The Office of the National Coordinator for Health Information Technology (ONC) released the Health Data, Technology, and Interoperability: Certification Program Updates, Algorithm Transparency, and Information Sharing (HTI-1)1 final rule in December 2023, with provisions becoming effective 30 days after publication in the Federal Register. The final rule implements provisions directed by the 21st Century Cures Act and makes enhancements to the ONC Health IT Certification Program.
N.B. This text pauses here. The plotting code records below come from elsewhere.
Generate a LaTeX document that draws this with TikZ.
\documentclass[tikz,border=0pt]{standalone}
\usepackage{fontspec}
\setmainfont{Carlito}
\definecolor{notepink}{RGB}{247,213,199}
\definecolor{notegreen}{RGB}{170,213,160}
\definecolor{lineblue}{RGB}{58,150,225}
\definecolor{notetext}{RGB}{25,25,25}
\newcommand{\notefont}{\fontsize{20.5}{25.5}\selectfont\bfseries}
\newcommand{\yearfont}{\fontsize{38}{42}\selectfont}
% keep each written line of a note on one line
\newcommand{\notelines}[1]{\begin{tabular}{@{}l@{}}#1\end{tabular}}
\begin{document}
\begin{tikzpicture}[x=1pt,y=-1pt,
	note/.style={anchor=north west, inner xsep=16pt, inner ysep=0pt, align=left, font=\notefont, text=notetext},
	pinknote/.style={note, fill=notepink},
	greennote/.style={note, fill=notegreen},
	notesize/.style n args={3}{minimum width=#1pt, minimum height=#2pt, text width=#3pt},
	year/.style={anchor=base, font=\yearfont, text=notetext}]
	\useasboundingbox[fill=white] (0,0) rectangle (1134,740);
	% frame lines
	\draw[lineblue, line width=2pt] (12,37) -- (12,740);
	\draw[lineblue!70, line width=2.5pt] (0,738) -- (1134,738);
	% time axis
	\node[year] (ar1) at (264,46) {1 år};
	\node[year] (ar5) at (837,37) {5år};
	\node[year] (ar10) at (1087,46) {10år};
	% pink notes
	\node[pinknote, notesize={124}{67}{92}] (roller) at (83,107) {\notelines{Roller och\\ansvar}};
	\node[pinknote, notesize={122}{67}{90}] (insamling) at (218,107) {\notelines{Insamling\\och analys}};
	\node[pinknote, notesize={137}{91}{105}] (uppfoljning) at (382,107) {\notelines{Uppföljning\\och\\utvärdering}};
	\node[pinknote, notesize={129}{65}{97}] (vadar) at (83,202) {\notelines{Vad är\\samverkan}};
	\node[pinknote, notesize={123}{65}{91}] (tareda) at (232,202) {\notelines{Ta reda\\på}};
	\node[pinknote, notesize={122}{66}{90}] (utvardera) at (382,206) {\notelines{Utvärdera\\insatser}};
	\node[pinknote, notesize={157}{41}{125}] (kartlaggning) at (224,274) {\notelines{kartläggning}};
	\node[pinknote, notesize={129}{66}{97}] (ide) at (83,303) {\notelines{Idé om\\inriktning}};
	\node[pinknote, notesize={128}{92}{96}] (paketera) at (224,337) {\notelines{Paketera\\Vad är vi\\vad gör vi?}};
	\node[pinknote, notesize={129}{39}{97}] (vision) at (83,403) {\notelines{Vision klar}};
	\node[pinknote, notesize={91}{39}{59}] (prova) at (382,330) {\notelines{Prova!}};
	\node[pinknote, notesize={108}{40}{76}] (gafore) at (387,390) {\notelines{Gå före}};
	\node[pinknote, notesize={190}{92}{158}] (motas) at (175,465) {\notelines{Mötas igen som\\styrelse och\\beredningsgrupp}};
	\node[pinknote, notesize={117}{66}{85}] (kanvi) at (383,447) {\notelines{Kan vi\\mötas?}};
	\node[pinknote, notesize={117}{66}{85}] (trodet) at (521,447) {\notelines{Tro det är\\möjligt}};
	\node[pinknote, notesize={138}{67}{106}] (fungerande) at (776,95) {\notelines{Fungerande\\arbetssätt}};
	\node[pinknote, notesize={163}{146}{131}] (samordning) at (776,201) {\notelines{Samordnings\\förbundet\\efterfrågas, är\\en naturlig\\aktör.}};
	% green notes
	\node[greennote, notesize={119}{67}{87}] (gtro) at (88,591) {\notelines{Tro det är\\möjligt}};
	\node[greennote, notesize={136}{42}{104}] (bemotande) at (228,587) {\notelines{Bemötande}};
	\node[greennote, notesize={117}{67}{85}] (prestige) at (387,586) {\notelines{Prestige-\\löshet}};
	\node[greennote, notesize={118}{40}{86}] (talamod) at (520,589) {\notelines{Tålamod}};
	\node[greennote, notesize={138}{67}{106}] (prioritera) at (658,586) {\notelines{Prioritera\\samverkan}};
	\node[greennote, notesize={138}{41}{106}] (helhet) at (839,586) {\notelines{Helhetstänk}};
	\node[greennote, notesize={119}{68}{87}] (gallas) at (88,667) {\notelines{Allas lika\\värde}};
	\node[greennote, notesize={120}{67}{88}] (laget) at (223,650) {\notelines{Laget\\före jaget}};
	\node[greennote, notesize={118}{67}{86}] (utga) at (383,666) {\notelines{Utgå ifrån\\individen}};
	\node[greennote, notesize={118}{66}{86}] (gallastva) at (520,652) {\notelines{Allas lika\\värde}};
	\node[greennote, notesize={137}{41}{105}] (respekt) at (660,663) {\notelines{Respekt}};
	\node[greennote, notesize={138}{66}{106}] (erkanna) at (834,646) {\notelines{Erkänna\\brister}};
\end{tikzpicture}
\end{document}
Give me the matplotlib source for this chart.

ONC intends these provisions to advance interoperability, improve transparency, and support the access, exchange, and use of electronic health information.
Contained within the Health IT Certification Program, the HTI-1 final rule is an expansion of the clinician decision support (CDS) criteria requirements renamed decision support interventions (DSI).2 The requirements on DSI and predictive DSI contained within the HTI-1 final rule mark HHS’ first attempt at regulating AI tools beyond those contained in medical devices and regulated by the FDA. Aimed almost entirely at transparency, the DSI certification criteria will assist those utilizing certified health IT products to understand how DSIs are trained, and the data used to train them. Health IT developers are required to update their certified health IT to meet these new requirements by December 31, 2024, and must begin maintaining the ongoing maintenance of certification requirements on January 1, 2025.
As stated above, one of the requirements within the DSI criterion is that certified health IT must support 13 source attributes for evidence based DSIs and 31 source attributes for predictive DSIs. ONC’s intent is for these attributes to be used to create an industry standard floor of data utilized in the creation and use of DSI. By creating this floor, it will be possible for certified health IT that utilize DSIs to create tools like “advanced structured model cards.”3
The source attributes will also be used to assist organizations in the evaluation of Predictive DSIs to determine if they are fair, appropriate, valid, effective, and safe (FAVES). The FAVES methodology outlined by ONC helps determine a Predictive DSI’s quality and whether the information or recommendations it outputs can be trusted for use. ONC recommends organizations utilize the FAVES methodology when possible, in evaluating their implemented DSIs to ensure predictability and trust.